Sputter-deposited Cr–Si–O Cermet Films by XPS

Abstract

X-ray photoelectron spectroscopy (XPS) was used to characterize thin film of Cr–Si–O cermet, rf sputter-deposited onto a thermally oxidized Si wafer. Angle dependent spectra (θ=0° and 60°) were acquired on both the as received and the Ar+ ion sputtered states. In the as received state the topmost layer is enriched in Si and O; Si and Cr are present in both oxidized and reduced forms. After sputtering by Ar+ (2.5 keV, 6 × 1016 ions/cm2), Cr becomes reduced to Cr0, and the relative amount of Si0 increases substantially (i.e., up to about 40% of total Si).
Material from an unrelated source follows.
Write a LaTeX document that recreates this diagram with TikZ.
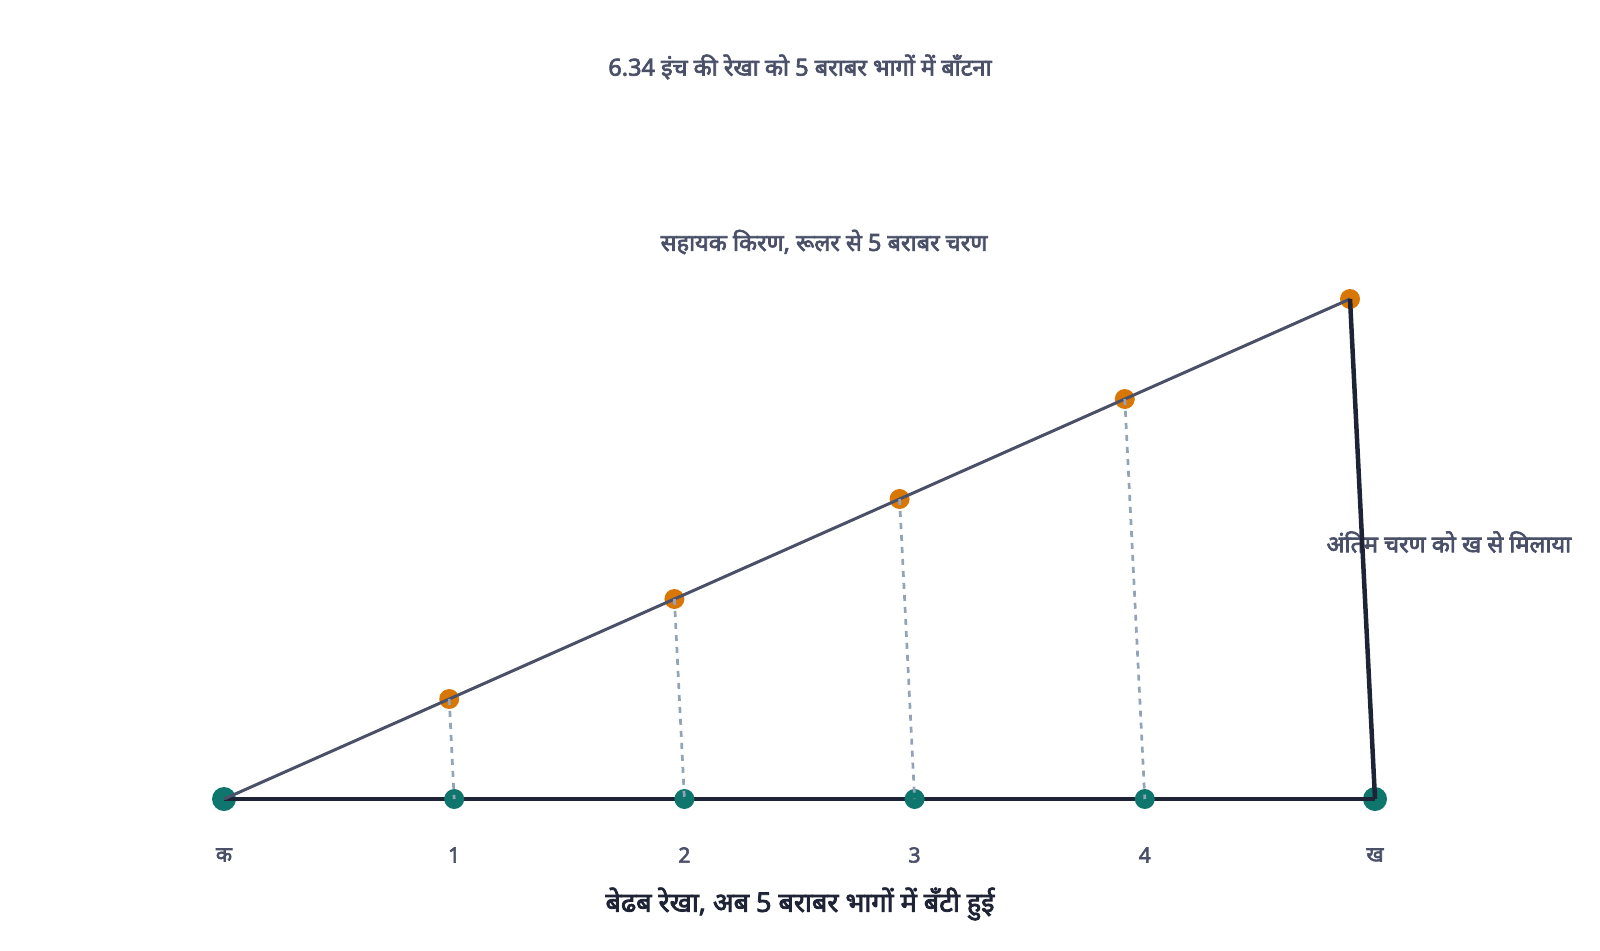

These reduced states are found to recombine to CrxSi-type silicides. The Cr–Si–O layers are applied as precision thin film resistors of good long-range stability with low temperature coefficient of resistivity. Heat treatment—leading to crystalline silicide phase—is used to consolidate the properties of these layers for device applications. We have shown (apparently for the first time), however, that room temperature ion impact can also create highly dispersed—nondetectable by XRD—silicide clusters, the formation of which has been deduced from the Si Auger parameter, being significantly higher for the silicide (aSi=1716.2–1716.5 eV) than for elemental Si (aSi=1716.0 eV).